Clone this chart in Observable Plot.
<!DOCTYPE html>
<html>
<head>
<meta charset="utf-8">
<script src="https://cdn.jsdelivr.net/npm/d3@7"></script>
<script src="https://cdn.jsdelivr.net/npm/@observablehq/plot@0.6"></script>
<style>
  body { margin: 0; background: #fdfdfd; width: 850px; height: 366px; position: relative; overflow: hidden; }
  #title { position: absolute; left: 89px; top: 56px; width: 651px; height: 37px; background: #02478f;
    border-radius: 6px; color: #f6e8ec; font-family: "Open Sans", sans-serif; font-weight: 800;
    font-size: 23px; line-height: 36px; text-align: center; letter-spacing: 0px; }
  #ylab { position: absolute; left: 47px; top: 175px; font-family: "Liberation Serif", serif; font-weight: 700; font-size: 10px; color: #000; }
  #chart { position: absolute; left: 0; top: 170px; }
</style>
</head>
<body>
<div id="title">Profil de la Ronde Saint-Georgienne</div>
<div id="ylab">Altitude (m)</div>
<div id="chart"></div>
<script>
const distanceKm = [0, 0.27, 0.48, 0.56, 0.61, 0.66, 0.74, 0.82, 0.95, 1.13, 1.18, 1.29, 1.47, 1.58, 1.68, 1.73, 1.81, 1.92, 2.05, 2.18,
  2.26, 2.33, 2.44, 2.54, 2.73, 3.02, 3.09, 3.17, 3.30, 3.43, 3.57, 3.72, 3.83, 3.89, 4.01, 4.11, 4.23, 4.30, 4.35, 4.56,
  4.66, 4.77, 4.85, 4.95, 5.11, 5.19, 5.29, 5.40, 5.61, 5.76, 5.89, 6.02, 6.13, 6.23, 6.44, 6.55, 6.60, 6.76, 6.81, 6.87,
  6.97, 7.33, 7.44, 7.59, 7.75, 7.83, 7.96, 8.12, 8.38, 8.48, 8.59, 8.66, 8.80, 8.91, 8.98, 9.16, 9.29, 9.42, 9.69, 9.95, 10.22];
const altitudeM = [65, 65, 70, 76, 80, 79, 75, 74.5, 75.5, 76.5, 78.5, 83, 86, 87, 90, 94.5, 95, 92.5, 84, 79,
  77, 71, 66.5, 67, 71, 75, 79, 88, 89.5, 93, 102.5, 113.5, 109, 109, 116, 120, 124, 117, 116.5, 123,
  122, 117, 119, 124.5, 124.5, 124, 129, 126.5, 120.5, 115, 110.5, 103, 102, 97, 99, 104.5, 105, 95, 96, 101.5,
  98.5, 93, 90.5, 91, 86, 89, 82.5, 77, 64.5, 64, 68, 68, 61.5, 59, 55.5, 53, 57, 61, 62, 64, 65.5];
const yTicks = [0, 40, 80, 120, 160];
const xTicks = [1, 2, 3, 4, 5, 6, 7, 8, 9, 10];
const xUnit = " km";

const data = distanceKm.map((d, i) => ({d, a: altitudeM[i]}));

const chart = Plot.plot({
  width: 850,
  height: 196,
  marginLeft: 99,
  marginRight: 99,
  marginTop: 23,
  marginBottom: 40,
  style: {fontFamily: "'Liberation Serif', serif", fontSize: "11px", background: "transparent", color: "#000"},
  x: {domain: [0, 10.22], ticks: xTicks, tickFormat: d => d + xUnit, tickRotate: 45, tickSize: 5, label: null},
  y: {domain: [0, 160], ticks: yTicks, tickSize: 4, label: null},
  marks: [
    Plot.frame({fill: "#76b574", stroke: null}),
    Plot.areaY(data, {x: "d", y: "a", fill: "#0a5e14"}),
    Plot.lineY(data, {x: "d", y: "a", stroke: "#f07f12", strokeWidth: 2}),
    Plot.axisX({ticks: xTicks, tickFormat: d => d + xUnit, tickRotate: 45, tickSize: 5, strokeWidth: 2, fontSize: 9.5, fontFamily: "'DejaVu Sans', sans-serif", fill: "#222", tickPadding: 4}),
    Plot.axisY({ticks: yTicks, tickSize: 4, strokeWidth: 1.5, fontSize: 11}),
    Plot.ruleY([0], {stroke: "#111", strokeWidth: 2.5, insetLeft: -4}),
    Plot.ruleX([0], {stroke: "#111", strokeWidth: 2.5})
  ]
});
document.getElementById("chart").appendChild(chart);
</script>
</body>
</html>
==
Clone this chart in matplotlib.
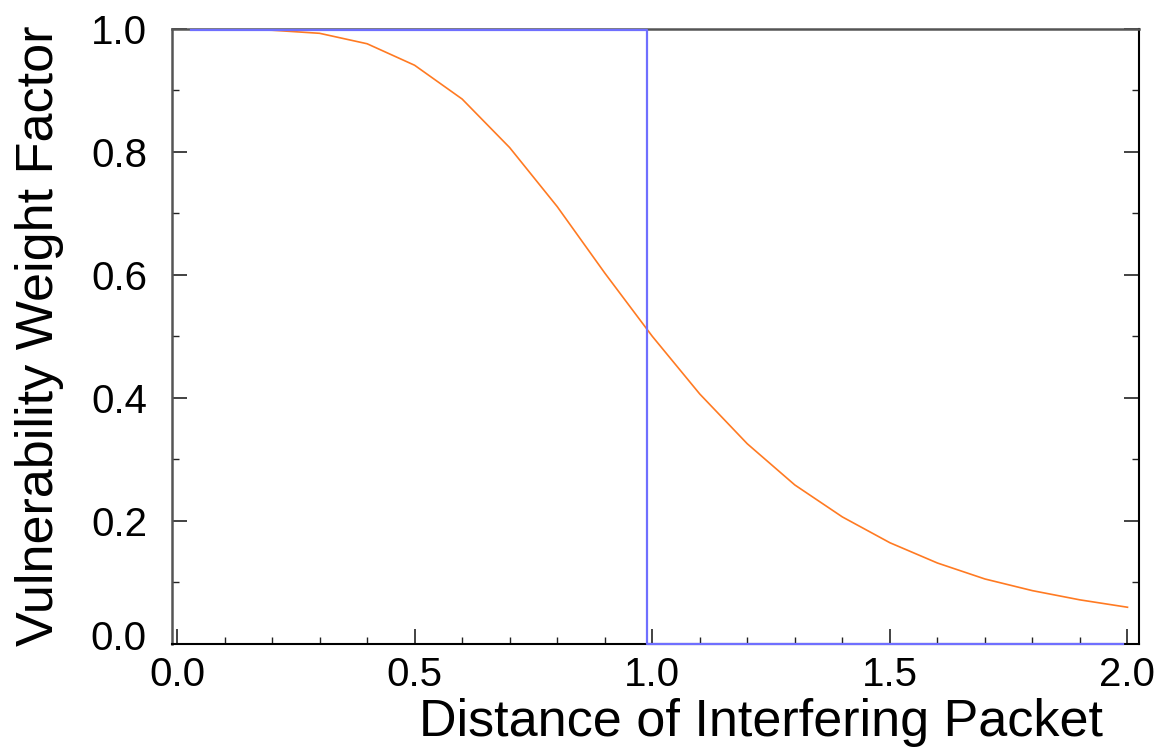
---
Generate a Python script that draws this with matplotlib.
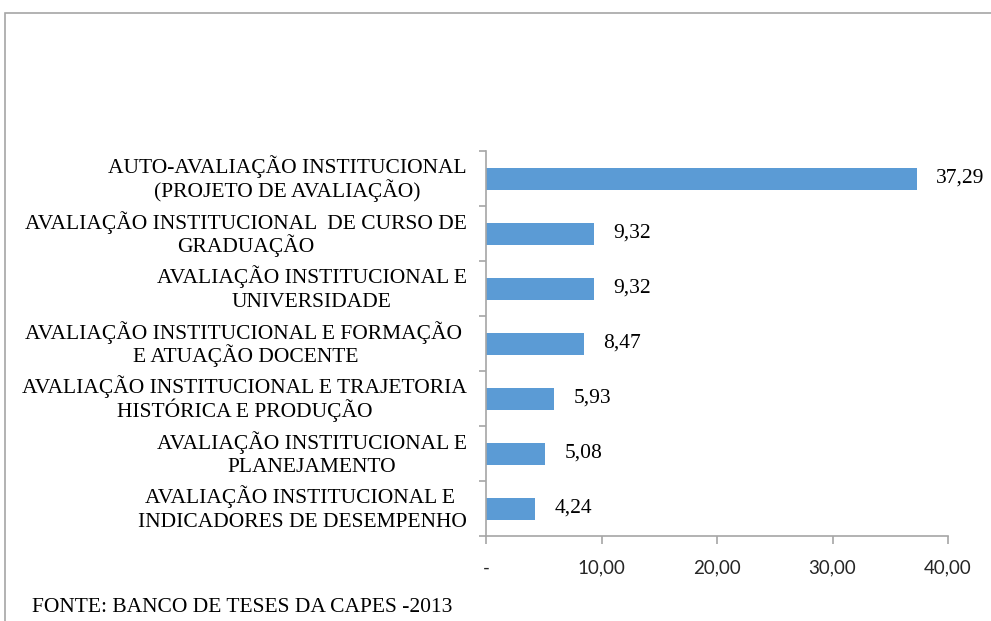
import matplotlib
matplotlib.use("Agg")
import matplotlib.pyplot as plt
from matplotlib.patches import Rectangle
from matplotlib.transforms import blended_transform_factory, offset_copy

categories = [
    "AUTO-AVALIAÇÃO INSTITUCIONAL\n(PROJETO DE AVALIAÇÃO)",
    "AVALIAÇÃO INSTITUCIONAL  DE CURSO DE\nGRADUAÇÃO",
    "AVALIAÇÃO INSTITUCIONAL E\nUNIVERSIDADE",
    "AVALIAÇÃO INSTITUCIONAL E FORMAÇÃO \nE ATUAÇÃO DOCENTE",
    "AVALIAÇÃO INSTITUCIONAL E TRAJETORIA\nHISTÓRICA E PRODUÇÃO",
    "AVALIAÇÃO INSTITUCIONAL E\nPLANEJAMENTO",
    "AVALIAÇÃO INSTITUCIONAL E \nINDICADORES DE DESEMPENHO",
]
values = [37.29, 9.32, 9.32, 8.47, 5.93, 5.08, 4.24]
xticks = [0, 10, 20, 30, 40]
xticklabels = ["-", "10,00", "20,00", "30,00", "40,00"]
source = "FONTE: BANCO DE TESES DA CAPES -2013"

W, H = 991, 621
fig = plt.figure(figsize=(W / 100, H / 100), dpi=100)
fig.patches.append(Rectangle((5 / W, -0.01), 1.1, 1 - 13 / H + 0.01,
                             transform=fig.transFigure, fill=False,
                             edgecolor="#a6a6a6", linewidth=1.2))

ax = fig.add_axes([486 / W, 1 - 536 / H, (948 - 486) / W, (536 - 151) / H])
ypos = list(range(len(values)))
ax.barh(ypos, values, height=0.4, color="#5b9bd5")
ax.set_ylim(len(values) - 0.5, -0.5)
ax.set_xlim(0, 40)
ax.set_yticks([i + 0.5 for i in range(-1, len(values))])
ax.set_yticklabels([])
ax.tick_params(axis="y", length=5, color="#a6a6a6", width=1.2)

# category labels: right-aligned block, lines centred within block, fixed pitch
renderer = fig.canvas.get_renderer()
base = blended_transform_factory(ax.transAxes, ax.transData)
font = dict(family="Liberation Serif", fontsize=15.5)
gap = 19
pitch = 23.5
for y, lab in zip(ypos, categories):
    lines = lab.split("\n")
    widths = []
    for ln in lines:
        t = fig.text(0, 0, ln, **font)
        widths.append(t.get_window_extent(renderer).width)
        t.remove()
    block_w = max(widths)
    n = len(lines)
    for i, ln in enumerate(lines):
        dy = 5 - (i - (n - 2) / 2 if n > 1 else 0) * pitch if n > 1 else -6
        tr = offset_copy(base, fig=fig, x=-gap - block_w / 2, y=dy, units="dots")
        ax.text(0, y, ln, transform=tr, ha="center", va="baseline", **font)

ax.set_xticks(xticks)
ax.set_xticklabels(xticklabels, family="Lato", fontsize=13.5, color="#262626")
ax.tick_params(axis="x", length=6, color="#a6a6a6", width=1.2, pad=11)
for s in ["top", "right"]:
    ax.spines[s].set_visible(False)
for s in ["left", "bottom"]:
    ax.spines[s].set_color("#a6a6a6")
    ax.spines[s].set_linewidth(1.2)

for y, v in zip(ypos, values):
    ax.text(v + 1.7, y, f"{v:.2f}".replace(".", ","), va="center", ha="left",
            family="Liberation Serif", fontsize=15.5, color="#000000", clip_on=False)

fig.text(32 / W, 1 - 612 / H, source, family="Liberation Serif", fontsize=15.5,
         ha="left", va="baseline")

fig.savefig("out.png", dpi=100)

> _What to produce_
Print exactly the lines from the line containing "Generate a Python" through the line containing "from matplotlib.transforms import", and omit any picture found among them.

> _Response below_
Generate a Python script that draws this with matplotlib.
import matplotlib
matplotlib.use("Agg")
import matplotlib.pyplot as plt
from matplotlib.patches import Rectangle
from matplotlib.transforms import blended_transform_factory, offset_copy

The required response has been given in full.